Neither military nor humanitarian crises that demand U.S. military presence overseas have affected ROTC program numbers of Kansas University’s campus.
In fact, recruitment numbers for the KU programs have grown, said William McGreer, senior military science instructor at KU.
“I really don’t think there’s any correlation to what’s going on overseas to what’s going on here,” said McGreer, who is affiliated with KU’s Army ROTC program. “I think kids are realizing they want to get involved in a military program and have their education paid for.”
While it seems that a fluctuation in the amount of troops overseas would immediately impact KU’s ROTC recruitment, this fall numbers in the university’s Army ROTC program are on the rise.
“The enrollment numbers have increased over the last three years from around 62 in May of ’06,” said Ted Culbertson, KU’s Army ROTC scholarship and administrations officer. “This year, we’re projecting fall of ’09 enrollment of 124.”
He says that increase is anything but common.
“I don’t think it’s typical at all,” Culbertson said. “What we’re trying to do is diversify … one-third on scholarship, one-third in (National) Guard or Reserve, and one-third are your average student who wants to try the program out.”
Leaders in KU’s military science department also believe with the economy down, this could be an ideal time to join the ROTC program, secure a long-term career and save money on education all at once.
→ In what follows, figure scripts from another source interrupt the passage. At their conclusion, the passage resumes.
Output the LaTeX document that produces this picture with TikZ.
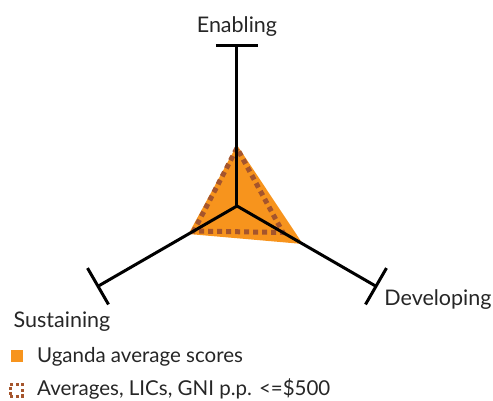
\documentclass[tikz,border=0pt]{standalone}
\usepackage{fontspec}
\setmainfont{Lato}
\usetikzlibrary{arrows.meta}
\definecolor{ugorange}{HTML}{F7941D}
\definecolor{avgbrown}{HTML}{A5552C}
\tikzset{
  axisline/.style={line width=3pt,-{Bar[width=42pt,line width=3pt]}},
  lbl/.style={font=\fontsize{21.5}{25}\selectfont,text=black!85,inner sep=0pt},
  keytext/.style={font=\fontsize{20.5}{24}\selectfont,text=black!85,inner sep=0pt,anchor=base west},
  avgline/.style={avgbrown,line width=5pt,dash pattern=on 5pt off 4pt}
}
\begin{document}
\begin{tikzpicture}[x=1pt,y=1pt]
        \useasboundingbox (-237,-194) rectangle (256,206);
        \coordinate (o) at (0,0);
        % ends of the three axes
        \coordinate (en) at (90:162);
        \coordinate (su) at (210:162);
        \coordinate (de) at (330:162);
        % Uganda scores
        \fill[ugorange] (90:61) -- (210:56) -- (330:76) -- cycle;
        % averages
        \draw[avgline] (90:58) -- (210:50) -- (330:53) -- cycle;
        % axes
        \draw[axisline] (o) -- (en);
        \draw[axisline] (o) -- (su);
        \draw[axisline] (o) -- (de);
        \node[lbl,anchor=base] (enlbl) at (0,174) {Enabling};
        \node[lbl,anchor=base] (sulbl) at (-175,-121) {Sustaining};
        \node[lbl,anchor=base] (delbl) at (201,-99) {Developing};
        % legend
        \node[fill=ugorange,minimum size=12pt,inner sep=0pt] (ugkey) at (-220,-150) {};
        \node[keytext] (ugtext) at (-200,-156) {Uganda average scores};
        \node[draw=avgbrown,line width=3pt,dash pattern=on 3pt off 2.5pt,minimum size=12pt,inner sep=0pt] (avgkey) at (-220.5,-184) {};
        \node[keytext] (avgtext) at (-200,-189) {Averages, LICs, GNI p.p. <=\$500};
      \end{tikzpicture}
\end{document}
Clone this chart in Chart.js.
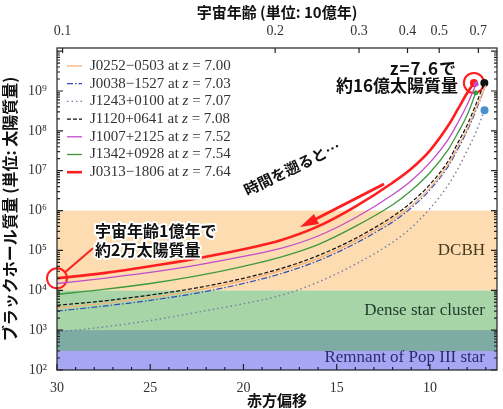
<!DOCTYPE html>
<html>
<head>
<meta charset="utf-8">
<script src="https://cdn.jsdelivr.net/npm/chart.js@4.4.1/dist/chart.umd.min.js"></script>
<style>
  html, body { margin: 0; padding: 0; background: #fff; }
</style>
</head>
<body>
<canvas id="c" width="503" height="409"></canvas>
<script>
// redshift samples and black hole masses (solar masses)
const zJ0252 = [30, 27.5, 25, 22.5, 20, 18, 16, 14, 12, 11, 10, 9, 8.5, 8, 7.5, 7.00];
const mJ0252 = [3.6e3, 4.7e3, 6.6e3, 1.0e4, 1.74e4, 3.1e4, 6.3e4, 1.74e5, 6.0e5, 1.32e6, 3.7e6, 1.48e7, 4.0e7, 1.12e8, 4.0e8, 1.4e9];
const zJ0038 = [30, 27.5, 25, 22.5, 20, 18, 16, 14, 12, 11, 10, 9, 8.5, 8, 7.5, 7.03];
const mJ0038 = [3.0e3, 4.0e3, 5.6e3, 8.5e3, 1.48e4, 2.6e4, 5.5e4, 1.5e5, 5.2e5, 1.17e6, 3.3e6, 1.32e7, 3.5e7, 1.0e8, 3.5e8, 1.33e9];
const zJ1243 = [30, 27.5, 25, 22.5, 20, 18, 16, 14, 12, 11, 10, 9, 8.5, 8, 7.5, 7.07];
const mJ1243 = [8.9e2, 1.2e3, 1.74e3, 2.8e3, 4.6e3, 7.4e3, 1.6e4, 4.5e4, 1.6e5, 3.7e5, 1.12e6, 4.5e6, 1.12e7, 3.2e7, 1.0e8, 3.3e8];
const zJ1120 = [30, 27.5, 25, 22.5, 20, 18, 16, 14, 12, 11, 10, 9, 8.5, 8, 7.5, 7.08];
const mJ1120 = [4.2e3, 5.4e3, 7.6e3, 1.15e4, 2.0e4, 3.5e4, 7.4e4, 2.0e5, 7.1e5, 1.6e6, 4.5e6, 1.8e7, 5.0e7, 1.4e8, 5.0e8, 1.6e9];
const zJ1007 = [30, 27.5, 25, 22.5, 20, 18, 16, 14, 12, 11, 10, 9, 8.5, 8, 7.52];
const mJ1007 = [1.48e4, 2.0e4, 2.8e4, 4.3e4, 7.1e4, 1.12e5, 2.3e5, 6.6e5, 2.5e6, 5.6e6, 1.6e7, 6.3e7, 1.6e8, 4.5e8, 1.5e9];
const zJ1342 = [30, 27.5, 25, 22.5, 20, 18, 16, 14, 12, 11, 10, 9, 8.5, 8, 7.54];
const mJ1342 = [7.9e3, 1.05e4, 1.48e4, 2.3e4, 4.0e4, 6.8e4, 1.4e5, 4.0e5, 1.4e6, 3.2e6, 8.9e6, 3.5e7, 8.9e7, 2.5e8, 9.0e8];
const zJ0313 = [30, 27.5, 25, 22.5, 20, 18, 16, 14, 12, 11, 10, 9, 8.5, 8, 7.64];
const mJ0313 = [2.0e4, 2.7e4, 4.0e4, 6.3e4, 1.07e5, 1.8e5, 4.0e5, 1.26e6, 5.0e6, 1.12e7, 3.2e7, 1.4e8, 3.5e8, 8.9e8, 1.6e9];

const quasarNames = ['J0252\u22120503', 'J0038\u22121527', 'J1243+0100', 'J1120+0641', 'J1007+2125', 'J1342+0928', 'J0313\u22121806'];
const quasarZ = ['7.00', '7.03', '7.07', '7.08', '7.52', '7.54', '7.64'];

// seed mass ranges
const bandNames = ['Remnant of Pop III star', 'Dense star cluster', 'DCBH'];
const bandLow = [1e2, 3e2, 1e4];
const bandHigh = [1e3, 1e4, 1e6];

// axis ticks
const zTicks = [30, 25, 20, 15, 10];
const ageLabels = ['0.1', '0.2', '0.3', '0.4', '0.5', '0.7'];
const ageZ = [29.7, 18.3, 13.8, 11.2, 9.5, 7.4];
const massTicks = [1e2, 1e3, 1e4, 1e5, 1e6, 1e7, 1e8, 1e9];
const massLabels = ['10\u00b2', '10\u00b3', '10\u2074', '10\u2075', '10\u2076', '10\u2077', '10\u2078', '10\u2079'];

const jp = '"Noto Sans CJK JP", sans-serif';
const serif = '"Liberation Serif", "DejaVu Serif", serif';

function pts(zs, ms) {
    return zs.map((z, i) => ({ x: z, y: ms[i] }));
}

function quasar(i, zs, ms, color, width, dash, endR, endColor) {
    return {
        label: quasarNames[i],
        zLabel: quasarZ[i],
        data: pts(zs, ms),
        borderColor: color,
        borderWidth: width,
        borderDash: dash,
        cubicInterpolationMode: 'monotone',
        pointRadius: ctx => ctx.dataIndex === zs.length - 1 ? endR : 0,
        pointBackgroundColor: endColor || color,
        pointBorderWidth: 0,
        fill: false
    };
}

const datasets = [
    quasar(0, zJ0252, mJ0252, '#f6b27a', 1.3, [], 0),
    quasar(1, zJ0038, mJ0038, '#2f4fb8', 1.2, [6, 2, 1.5, 2], 0),
    quasar(2, zJ1243, mJ1243, '#6f7f9f', 1.4, [1.5, 3], 4, '#4a90d0'),
    quasar(3, zJ1120, mJ1120, '#111111', 1.2, [4, 2], 4),
    quasar(4, zJ1007, mJ1007, '#c04cc8', 1.3, [], 2.5),
    quasar(5, zJ1342, mJ1342, '#3c9a3c', 1.3, [], 2.5),
    quasar(6, zJ0313, mJ0313, '#ff1e1e', 2.6, [], 4),
    {
        label: 'circles',
        marker: true,
        data: [pts(zJ0313, mJ0313)[0], pts(zJ0313, mJ0313)[zJ0313.length - 1]],
        showLine: false,
        pointRadius: 10,
        pointBorderWidth: 2,
        pointBorderColor: '#ff1e1e',
        pointBackgroundColor: 'rgba(0,0,0,0)',
        clip: false
    }
];

function haloText(ctx, text, x, y) {
    ctx.lineJoin = 'round';
    ctx.strokeStyle = '#fff';
    ctx.lineWidth = 4;
    ctx.strokeText(text, x, y);
    ctx.fillStyle = '#111';
    ctx.fillText(text, x, y);
}

// horizontal axes: no extra side padding, so the plot spans the full width
function noSidePad(s, h) {
    s.height = h;
    s.paddingLeft = 0;
    s.paddingRight = 0;
}

const decor = {
    id: 'decor',
    beforeDatasetsDraw(chart) {
        const { ctx, chartArea: a, scales: { y } } = chart;
        const fills = ['#a6a6f5', 'rgba(90,175,90,0.53)', '#fcdcb0'];
        const textColors = ['#2b2b6b', '#1e3a2a', '#4a3a20'];
        const labelY = [358, 311, 251];
        ctx.save();
        bandNames.forEach((n, i) => {
            const top = y.getPixelForValue(bandHigh[i]);
            const bot = y.getPixelForValue(bandLow[i]);
            ctx.fillStyle = fills[i];
            ctx.fillRect(a.left, top, a.right - a.left, bot - top);
        });
        ctx.font = '17px ' + serif;
        ctx.textAlign = 'right';
        ctx.textBaseline = 'middle';
        bandNames.forEach((n, i) => {
            ctx.fillStyle = textColors[i];
            ctx.fillText(n, a.right - 12, labelY[i]);
        });
        ctx.restore();
    },
    afterDraw(chart) {
        const { ctx, chartArea: a, scales: { x, xTop, y } } = chart;
        ctx.save();
        // frame and inward ticks
        ctx.strokeStyle = '#222';
        ctx.lineWidth = 1.2;
        ctx.strokeRect(a.left, a.top, a.right - a.left, a.bottom - a.top);
        ctx.beginPath();
        for (let z = 7; z <= 30; z++) {
            const px = x.getPixelForValue(z);
            const len = z % 5 === 0 ? 6 : 3;
            ctx.moveTo(px, a.bottom); ctx.lineTo(px, a.bottom - len);
        }
        ageZ.forEach(z => {
            const px = xTop.getPixelForValue(z);
            ctx.moveTo(px, a.top); ctx.lineTo(px, a.top + 5);
        });
        for (let e = 2; e <= 10; e++) {
            for (let k = 1; k <= 9; k++) {
                const v = k * Math.pow(10, e);
                if (v > y.max) break;
                const py = y.getPixelForValue(v);
                const len = k === 1 ? 6 : 3;
                ctx.moveTo(a.left, py); ctx.lineTo(a.left + len, py);
                ctx.moveTo(a.right, py); ctx.lineTo(a.right - len, py);
            }
        }
        ctx.stroke();

        // legend
        ctx.textBaseline = 'middle';
        ctx.textAlign = 'left';
        chart.data.datasets.filter(d => !d.marker).forEach((d, i) => {
            const ly = 66 + i * 17.7;
            ctx.beginPath();
            ctx.strokeStyle = d.borderColor;
            ctx.lineWidth = d.borderWidth;
            ctx.setLineDash(d.borderDash);
            ctx.moveTo(67, ly); ctx.lineTo(82, ly);
            ctx.stroke();
            ctx.setLineDash([]);
            ctx.fillStyle = '#333';
            let tx = 90;
            ctx.font = '15px ' + serif;
            const p1 = d.label + ' at ';
            ctx.fillText(p1, tx, ly); tx += ctx.measureText(p1).width;
            ctx.font = 'italic 15px ' + serif;
            ctx.fillText('z', tx, ly); tx += ctx.measureText('z').width;
            ctx.font = '15px ' + serif;
            ctx.fillText(' = ' + d.zLabel, tx, ly);
        });

        // annotations
        const sx = x.getPixelForValue(zJ0313[0]);
        const sy = y.getPixelForValue(mJ0313[0]);
        ctx.strokeStyle = '#ff1e1e';
        ctx.lineWidth = 2;
        ctx.beginPath();
        ctx.moveTo(sx + 8, sy - 6); ctx.lineTo(sx + 36, sy - 30);
        ctx.stroke();

        ctx.font = 'bold 16px ' + jp;
        ctx.textAlign = 'left';
        haloText(ctx, '宇宙年齢1億年で', 95, 231);
        haloText(ctx, '約2万太陽質量', 95, 250);
        ctx.textAlign = 'right';
        ctx.font = 'bold 17px ' + jp;
        ctx.letterSpacing = '1px';
        haloText(ctx, 'z=7.6で', 457, 69);
        ctx.letterSpacing = '0px';
        haloText(ctx, '約16億太陽質量', 458, 86);

        // arrow back in time
        ctx.strokeStyle = '#ff1e1e';
        ctx.fillStyle = '#ff1e1e';
        ctx.lineWidth = 3;
        ctx.beginPath();
        ctx.moveTo(384, 184); ctx.lineTo(312, 221);
        ctx.stroke();
        ctx.beginPath();
        ctx.moveTo(300, 227); ctx.lineTo(314, 214); ctx.lineTo(319, 224);
        ctx.closePath(); ctx.fill();

        ctx.save();
        ctx.translate(292, 168);
        ctx.rotate(-0.45);
        ctx.textAlign = 'center';
        ctx.font = 'bold 15px ' + jp;
        haloText(ctx, '時間を遡ると…', 0, 0);
        ctx.restore();

        ctx.restore();
    }
};

new Chart(document.getElementById('c'), {
    type: 'line',
    data: { datasets: datasets },
    options: {
        responsive: false,
        animation: false,
        devicePixelRatio: 1,
        layout: { autoPadding: false, padding: { left: 0, right: 6, top: 2, bottom: 0 } },
        plugins: { legend: { display: false }, tooltip: { enabled: false } },
        scales: {
            x: {
                type: 'linear', position: 'bottom', min: 6.4, max: 30, reverse: true,
                afterBuildTicks: s => { s.ticks = zTicks.map(v => ({ value: v })); },
                afterFit: s => noSidePad(s, 39),
                grid: { display: false },
                border: { display: false },
                ticks: { autoSkip: false, maxRotation: 0, padding: 2, color: '#333', font: { family: serif, size: 14 }, callback: v => String(v) },
                title: { display: true, text: '赤方偏移', color: '#111', padding: 0, font: { family: jp, size: 15, weight: 'bold' } }
            },
            xTop: {
                type: 'linear', position: 'top', min: 6.4, max: 30, reverse: true,
                afterBuildTicks: s => { s.ticks = ageZ.map(v => ({ value: v })); },
                afterFit: s => noSidePad(s, 46),
                grid: { display: false },
                border: { display: false },
                ticks: { autoSkip: false, maxRotation: 0, padding: 0, color: '#333', font: { family: serif, size: 14 }, callback: (v, i) => ageLabels[i] },
                title: { display: true, text: '宇宙年齢 (単位: 10億年)', color: '#111', padding: { top: 1, bottom: 0 }, font: { family: jp, size: 15, weight: 'bold' } }
            },
            y: {
                type: 'logarithmic', position: 'left', min: 1e2, max: 1.2e10,
                afterBuildTicks: s => { s.ticks = massTicks.map(v => ({ value: v })); },
                afterFit: s => { s.width = 57; },
                grid: { display: false },
                border: { display: false },
                ticks: { autoSkip: false, padding: 2, color: '#333', font: { family: serif, size: 14 }, callback: (v, i) => massLabels[i] },
                title: { display: true, text: 'ブラックホール質量 (単位: 太陽質量)', color: '#111', padding: 0, font: { family: jp, size: 16, weight: 'bold' } }
            }
        }
    },
    plugins: [decor]
});
</script>
</body>
</html>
“I think it’s offering more for them,” McGreer said. “The draw here is to have school paid for, and most kids are given some type of scholarship that allows them to go to school.”
While the Army prides itself on helping young men and women grow individually, it also provides students with education in the field of their choice. Those within the program also believe that their military experience will not only improve, but change lives.
“It’s kind of interesting because you think about camaraderie and a band of brothers or sisters that you can rely on, and ROTC has really become that,” McGreer said.
The Army ROTC isn’t the only program experiencing growth. Although KU’s Air Force ROTC numbers have remained steady over the past several years, with just over 60 students expected for the fall semester, more students are completing the program than in years past.
“First and foremost, this program is about developing leaders,” said Lt. Col. Gena Stuchbery, an adjuct professor for Air Force ROTC. “If a young person wants to grow as an individual and develop their leadership skills, the military and the Air Force does that better than anyone else.”
As with the other branches of the military, Stuchbery says a student’s reason for joining their program is as unique as the cadet themselves.
“Many join us because of patriotism, and there are still folks who want to support the flag and defend our country,” she said. “Others are out for a sense of service and want to serve others, and still there are some to whom this is a family tradition, and they want to carry on that family heritage.”
For those looking to get away from the tough economic climate and get a college degree when finances are low, the Air Force has many scholarship opportunities available. Still, program leaders believe if that’s your only motivation, other cadets will leave you behind.
“We are looking for a very competitive gene pool. If you’re average and you’re looking to get a scholarship, you probably won’t be competitive with your peers,” Stuchbery said. “If you want to learn what it takes to lead others and be successful and motivate and accomplish goals, this is the program for you.”
The Air Force ROTC also has many opportunities for students away from the classroom that can tap into the individual’s adventurous side.
Whether it’s free-falling from an airplane at the Air Force Academy in Colorado Springs, Colo., or traveling to Turkey as part of their cultural immersion program, leaders believe the possibilities are endless for their cadets.
“There are a lot of cool things to do beyond your summer job,” Stuchbery said.
Battalion numbers also are on the rise in the Navy and Marine Corps.
“As we were drawing down, they were seeing a reduction in the amount of officers needed in the Navy,” said Capt. Thomas Arnold, professor of Naval science in the KU naval ROTC program. “Now that we are leveling off and we need to sustain numbers, we are increasing the numbers coming into the program to sustain us and keep us at our current level.”
KU’s naval ROTC is expecting to reach nearly 90 students by the start of fall classes. Twenty-five to 30 incoming freshmen are signed up, and that’s nearly 20 more than were signed up three years ago. Leaders say the growth is due to hard work within the program and a large presence on campus.
“It’s been very exciting for us,” Arnold said. “I think it’s a very exciting time. I think the military is a great way for a student who is inclined towards this type of service to get valuable leadership experience.”
Naval science instructors say the educational programs offered in their department are just as challenging as the physical expectations of future naval officers. Between their junior and senior years, students are sent to Quantico, Va., for Marine Corps officer candidate school.
“It’s a four-week program, kind of like a boot camp, but (with) higher expectations because they are going to be officers and it’s very rigorous,” Arnold said. “It’s very demanding both physically and mentally. They have to demonstrate their leadership abilities, and if they do not successfully complete that and graduate, then we cannot commission them as a Marine Corps officer.”
Arnold says the growth in the program is very rewarding for leaders of the program. They also say the Navy ROTC at KU is a great way to prepare men and women for leadership in future careers.
“The more of a presence we have on campus the better,” he said, “so other students can appreciate what their fellow students have chosen to do in serving their country.”